I’ve been collecting postcards and photographs since my great aunt started sending me art postcards before I could read or write. Hundreds of postcards and photographs fit nicely in a shoebox. Read my last post to discover how collecting images inspires my writing

In elementary school I started collecting names. The smallest notebook has space for dozens of names. Characters like LeRoy Pence (Dear Papa), Harold Sylvester George Klein (Little Klein), and Verlon Leek (Button Down) were inspired by names I collected as far back as 3rd grade. Whenever you hear a name that you like the sound of, or is interesting to you, write it down.

And my favorite tiny collection? Words. I keep my words on small slips of paper in an ordinary jar. Sometimes a word just strikes my fancy and I’ll write it down: labyrinth. If I’m feeling verb-y, I’ll go to a cookbook and write down all the action words: mix, stir, whisk, sift... Sometimes I start thinking of a group of words and add a bunch at once. Recently I added words I like saying out loud: Iowa, Ohio, Maori, autumn, iota, swift, oriel, oleo.

I started collecting words with my writers group several years ago. We drew words from our word jars each time we met then each of us would write something using the same four words for our next meeting. 

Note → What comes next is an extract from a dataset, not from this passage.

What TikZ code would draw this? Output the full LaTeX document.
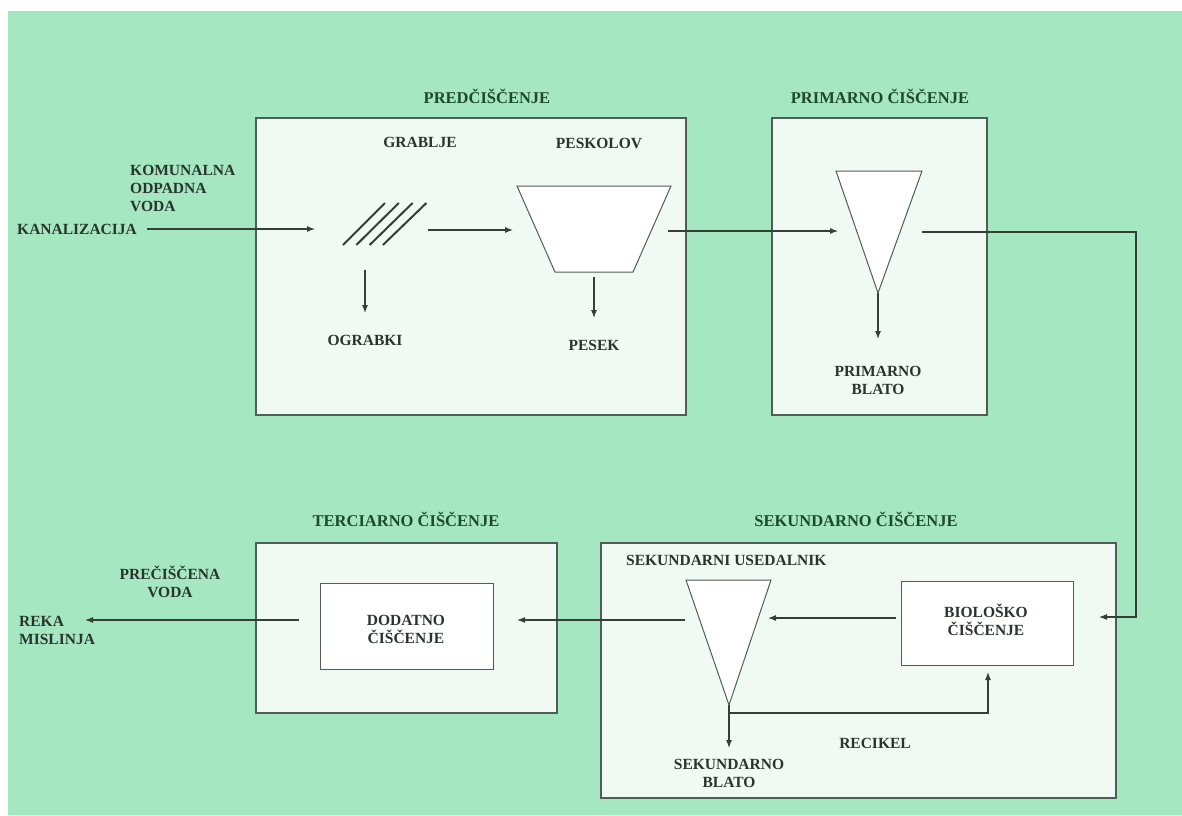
\documentclass[tikz,border=0pt]{standalone}
\usepackage{fontspec}
\setmainfont{Liberation Serif}
\usetikzlibrary{arrows.meta}
\definecolor{bg}{HTML}{A4E7C1}
\definecolor{boxfill}{HTML}{F0FAF3}
\definecolor{boxline}{HTML}{4E5E55}
\definecolor{titlec}{HTML}{1E4A2C}
\definecolor{labc}{HTML}{2A342E}
\definecolor{linec}{HTML}{333F38}
\begin{document}
\begin{tikzpicture}[x=1pt,y=-1pt,
 stage/.style={draw=boxline, line width=1.3pt, fill=boxfill},
 unit/.style={draw=boxline, line width=1pt, fill=white},
 title/.style={font=\bfseries\fontsize{16.5}{19}\selectfont, text=titlec, inner sep=0pt},
 lab/.style={font=\bfseries\fontsize{15.5}{18}\selectfont, text=labc, align=center, inner sep=0pt},
 flow/.style={draw=linec, line width=1.1pt, -{Latex[length=8pt,width=6pt]}},
 rake/.style={draw=linec, line width=2pt}]
% canvas
\path[fill=white] (0,0) rectangle (1182,815);
\path[fill=bg] (8,11) rectangle (1182,815);
\useasboundingbox (0,0) rectangle (1182,815);

% stage boxes
\draw[stage] (256,118) rectangle (686,415);
\coordinate (pred) at (471,266);
\draw[stage] (772,118) rectangle (987,415);
\coordinate (prim) at (879,266);
\draw[stage] (256,543) rectangle (557,713);
\coordinate (tert) at (406,628);
\draw[stage] (601,543) rectangle (1116,798);
\coordinate (sek) at (858,670);

% titles
\node[title] (tpred) at (487,96) {PREDČIŠČENJE};
\node[title] (tprim) at (880,96) {PRIMARNO ČIŠČENJE};
\node[title] (tter) at (406,519) {TERCIARNO ČIŠČENJE};
\node[title] (tsek) at (856,519) {SEKUNDARNO ČIŠČENJE};

% inner units
\node[unit, minimum width=173pt, minimum height=86pt] (dod) at (406.5,626) {};
\node[lab] (doddtxt) at (406,629) {DODATNO\\ČIŠČENJE};
\node[unit, minimum width=172pt, minimum height=84pt] (bio) at (987,623) {};
\node[lab] (biotxt) at (986,620) {BIOLOŠKO\\ČIŠČENJE};

% peskolov trapezoid
\draw[unit] (517,186) coordinate (pk1) -- (671,186) coordinate (pk2) -- (633,272) coordinate (pk3) -- (555,272) coordinate (pk4) -- cycle;
% primary settler
\draw[unit] (836,171) coordinate (ps1) -- (922,171) coordinate (ps2) -- (878,293) coordinate (ps3) -- cycle;
% secondary settler
\draw[unit] (686,580) coordinate (ss1) -- (771,580) coordinate (ss2) -- (729,705) coordinate (ss3) -- cycle;
% rake
\foreach \i in {0,1,2,3} {
  \draw[rake] ({343+13.3*\i},245) -- ({385+13.8*\i},203);
}

% labels
\node[lab, anchor=west] (kan) at (17,229) {KANALIZACIJA};
\node[lab, align=left, anchor=north west] (kom) at (130,165) {KOMUNALNA\\ODPADNA\\VODA};
\node[lab] (grab) at (420,142) {GRABLJE};
\node[lab] (pesk) at (599,143) {PESKOLOV};
\node[lab] (ograb) at (365,340) {OGRABKI};
\node[lab] (pesek) at (594,345) {PESEK};
\node[lab] (pblato) at (878,380) {PRIMARNO\\BLATO};
\node[lab, anchor=west] (usd) at (626,560) {SEKUNDARNI USEDALNIK};
\node[lab] (recik) at (875,743) {RECIKEL};
\node[lab] (sblato) at (729,773) {SEKUNDARNO\\BLATO};
\node[lab] (precis) at (170,582) {PREČIŠČENA\\VODA};
\node[lab, align=left, anchor=west] (reka) at (19,630) {REKA\\MISLINJA};

% connector endpoints
\coordinate (a1) at (147,229);  \coordinate (a2) at (315,229);
\coordinate (b1) at (428,230);  \coordinate (b2) at (513,230);
\coordinate (c1) at (365,270);  \coordinate (c2) at (365,313);
\coordinate (d1) at (594,277);  \coordinate (d2) at (594,318);
\coordinate (e1) at (668,231);  \coordinate (e2) at (838,231);
\coordinate (f2) at (878,339);
\coordinate (g1) at (922,232);  \coordinate (g2) at (1136,232);
\coordinate (g3) at (1136,617); \coordinate (g4) at (1099,617);
\coordinate (h1) at (896,618);  \coordinate (h2) at (768,618);
\coordinate (i1) at (685,620);  \coordinate (i2) at (517,620);
\coordinate (j1) at (299,620);  \coordinate (j2) at (85,620);
\coordinate (k2) at (729,748);
\coordinate (r1) at (729,713);  \coordinate (r2) at (988,713); \coordinate (r3) at (988,672);

% connectors
\draw[flow] (a1) -- (a2);
\draw[flow] (b1) -- (b2);
\draw[flow] (c1) -- (c2);
\draw[flow] (d1) -- (d2);
\draw[flow] (e1) -- (e2);
\draw[flow] (ps3) -- (f2);
\draw[flow] (g1) -- (g2) -- (g3) -- (g4);
\draw[flow] (h1) -- (h2);
\draw[flow] (i1) -- (i2);
\draw[flow] (j1) -- (j2);
\draw[flow] (ss3) -- (k2);
\draw[flow] (r1) -- (r2) -- (r3);
\end{tikzpicture}
\end{document}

Every chapter in Little Klein was written using those word jar words. Harold turns out to be sickly so I could  have his mother warm a teakettle day and night. A storm arose when I had to use the word wind. 

If you like to write, I think you’ll have as much fun as I do collecting pictures, names, and words. Better yet, grab a friend and start collecting together. Then watch your writing soar!